Once in New York, Ted reports that "the voice of Broadway kept calling to me". Productions to which he has donated his keyboard magic include The Who's "Tommy" (original production, Broadway, London, and on tour in North America; he worked with Pete Townshend of The Who); Randy Newman's "Faust" (Goodman Theatre, Chicago); and Broadway's "The Lion King", from which he took leave in order to tour with Steely Dan in 2000. Ted was also on leave from the Art Garfunkel tour, where he teams up with SD alumnus Warren Bernhardt. Today, Ted is one of the most sought after keyboardists on the New York music scene, possessing an extraordinary musical vocabulary and remarkable skills.

Ted reports that his studio work on Steely Dan's Grammy award winning Two Against Nature recording was "without question the pinnacle of a session musician's existence"...but we must point out that this assessment was offered before he was awarded the coveted Bunsen Prize on July 13th, 2000.

Ted Baker uses a setup that features a Steinway baby grand piano (typically miked with two Shure SM82s) and an organ (either a Roland VK-7 or a Hammond B-3) through a Leslie 122 cabinet.

With 30 years of playing professionally under their belts (and millions of albums sold), things have changed --- both onstage and in the studio for Steely Dan '03.

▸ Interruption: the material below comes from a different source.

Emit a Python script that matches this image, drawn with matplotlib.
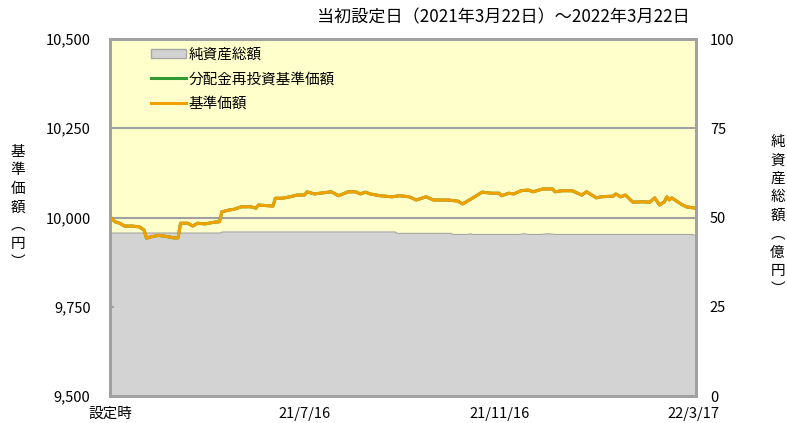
import matplotlib
matplotlib.use('Agg')
import matplotlib.pyplot as plt
from matplotlib.patches import Patch
from matplotlib.lines import Line2D

plt.rcParams['font.family'] = ['Noto Sans CJK JP', 'DejaVu Sans']

# x is a business-day index from the launch date (設定時)
tick_pos = [0, 80, 160, 240]
tick_lab = ['設定時', '21/7/16', '21/11/16', '22/3/17']

# 基準価額 (yen), points
nav_idx = [0, 2, 4, 6, 9, 12, 14, 15, 17, 20, 24, 26, 28, 29, 32, 34, 36, 39, 43, 45,
           46, 49, 51, 54, 58, 60, 61, 67, 68, 71, 74, 77, 80, 81, 84, 91, 94, 98, 101,
           103, 105, 107, 111, 116, 119, 123, 126, 130, 133, 139, 143, 145, 149, 153,
           157, 160, 161, 164, 166, 169, 172, 174, 178, 182, 183, 186, 190, 192, 194,
           196, 200, 202, 207, 208, 210, 212, 215, 219, 222, 224, 226, 228, 229, 230,
           231, 235, 237, 241]
nav = [10002, 9988, 9984, 9976, 9976, 9974, 9965, 9942, 9946, 9950, 9946, 9943, 9943,
       9984, 9984, 9976, 9984, 9982, 9987, 9988, 10016, 10021, 10023, 10030, 10030,
       10026, 10035, 10032, 10054, 10054, 10058, 10063, 10063, 10072, 10066, 10072,
       10061, 10072, 10072, 10066, 10071, 10066, 10061, 10058, 10061, 10058, 10049,
       10058, 10049, 10049, 10046, 10038, 10054, 10071, 10068, 10068, 10061, 10068,
       10066, 10075, 10077, 10072, 10080, 10080, 10072, 10075, 10075, 10069, 10063,
       10072, 10055, 10058, 10060, 10066, 10058, 10063, 10043, 10044, 10043, 10055,
       10035, 10044, 10058, 10049, 10055, 10037, 10030, 10026]

# 純資産総額 (100 million yen)
aum_idx = [0, 45, 46, 117, 118, 140, 141, 147, 148, 149, 168, 170, 172, 177, 180, 183, 239, 241]
aum = [45.8, 45.8, 46.1, 46.1, 45.7, 45.7, 45.4, 45.4, 45.6, 45.4, 45.4, 45.6, 45.4,
       45.4, 45.6, 45.4, 45.4, 45.1]

fig = plt.figure(figsize=(7.87, 4.23), dpi=100)
ax = fig.add_axes([0.1398, 0.0638, 0.7446, 0.844])
ax.set_facecolor('#ffffcc')
ax.fill_between(aum_idx, aum, 0, color='#d3d3d3', edgecolor='#a8a8a8', linewidth=0.8, zorder=2)
ax.set_ylim(0, 100)
ax.set_xlim(0, 241)
ax.set_yticks([0, 25, 50, 75, 100])
ax.grid(axis='y', color='#a0a0a0', linewidth=1.5, zorder=1)
ax.set_axisbelow(True)

axp = ax.twinx()
# price scale on the left, fund size on the right
ax.yaxis.tick_right()
axp.yaxis.tick_left()
axp.set_ylim(9500, 10500)
axp.set_yticks([9500, 9750, 10000, 10250, 10500])
axp.set_yticklabels(['{:,}'.format(v) for v in [9500, 9750, 10000, 10250, 10500]])
axp.plot(nav_idx, nav, color='#339933', linewidth=2.2)
axp.plot(nav_idx, nav, color='#f0a000', linewidth=2.2)

ax.set_xticks(tick_pos)
ax.set_xticklabels(tick_lab)

for a in (ax, axp):
    for s in a.spines.values():
        s.set_color('#a0a0a0')
        s.set_linewidth(2)
    a.tick_params(direction='in', length=3, width=1.5, color='#a0a0a0', labelsize=10.5)
ax.tick_params(axis='y', pad=10)
axp.tick_params(axis='y', pad=14)
ax.tick_params(axis='x', pad=8)

handles = [Patch(facecolor='#d3d3d3', edgecolor='#a8a8a8'),
           Line2D([], [], color='#339933', linewidth=2.2),
           Line2D([], [], color='#f0a000', linewidth=2.2)]
labels = ['純資産総額', '分配金再投資基準価額', '基準価額']
axp.legend(handles, labels, loc='upper left', bbox_to_anchor=(0.055, 1.0), frameon=False,
           fontsize=10.5, handlelength=2.4, handleheight=0.6, handletextpad=0.15,
           labelspacing=0.72, borderaxespad=0.2)

fig.text(0.64, 0.958, '当初設定日（2021年3月22日）～2022年3月22日', ha='center', va='center',
         fontsize=12.3)
fig.text(0.023, 0.51, '\n'.join('基準価額︵円︶'), ha='center', va='center',
         fontsize=10.5, linespacing=1.4)
fig.text(0.988, 0.49, '\n'.join('純資産総額︵億円︶'), ha='center', va='center',
         fontsize=10.5, linespacing=1.4)

fig.savefig('out.png', dpi=100)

For one thing, endless fussing about what their sidemen play is out. "They are not very dictatorial, and they don't tell you what to play," says SD road and session keyboardist Ted Baker. "If it isn't working, they might give you some suggestions. But it's never a directive. You're free to work out your place. They're all about where to lay your part into that groove matrix. It takes a lot of concentration to play with them night after night. I have to be at my sharpest. I know that they're listening and that they hear everything. They have x-ray vision --- this greater sense of being able to hear all this stuff in the midst of everything else. It's incredible."

As always, the musician's respect for SD remains. "Donald will sit down at sound checks and play standards," says Baker. "He sounds incredible. Donald puts his body into it, and he is so attuned to the feel. He lays it way back into the beat, and you think it will sound too far behind. But it never does. That attention to feel is what makes him an incredible musician."